N. fowleri disease is also known as Primary Amoebic Meningoencephalitis (PAM).

Naegleria loves very warm water. It can survive in water as hot as 113º Fahrenheit (46Cº). Naegleria can’t live in salt water. There is a dire need to have trained doctors and health workers in the city to deal with this disease. Authorities concerned must stop supply of untreated water to the citizens.

It is pertinent to mention here that as many as 10 people died of Naegleria fowleri during July 7 to October 3, 2012, as per a report prepared by Sindh Health Department last year.

Dr. Iqbal Chaudhary said that Naegleria disease is 100 per cent preventable. He said N. fowleri amoebas live in fresh water like ponds, lakes, swimming pools, underground and overhead water tanks. Naegleria can’t survive in properly treated swimming pools or in properly treated municipal water.

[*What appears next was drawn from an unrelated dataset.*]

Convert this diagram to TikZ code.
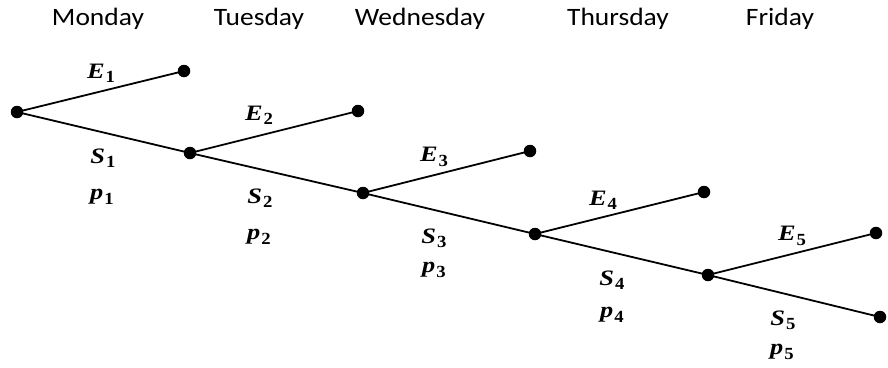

“Naegleria normally eats bacteria, but when the amoeba gets into humans, it uses the brain as a food source. N. fowleri amoeba disease is not infectious. Infection does not occur by drinking water infested with N. fowleri amoeba.”

The disease takes 2 to 15 days for symptoms to appear after N. fowleri amoebas enter the nose. Death usually occurs 3 to 7 days after symptoms appear. The average time to death is 5 to 3 days from symptom onset.

Symptoms include headache, fever, stiff neck, loss of appetite, vomiting, altered mental state, fits, coma, and death. There may also be hallucinations, drooping eyelid, blurred vision and loss of the sense of taste.

There is no rapid test for infection with brain-eating amoeba. It can take weeks to identify the amoeba. However, MRI brain may be suggestive.

The citizens can protect themselves by avoid swimming underwater, diving, water skiing, and jumping in warm, still waters during the late summer, Chaudhary advised and maintained that swimmers must wear a nose clip when swimming, boating, or playing in or on warm waters; personal actions can reduce the risk of Naegleria fowleri infection.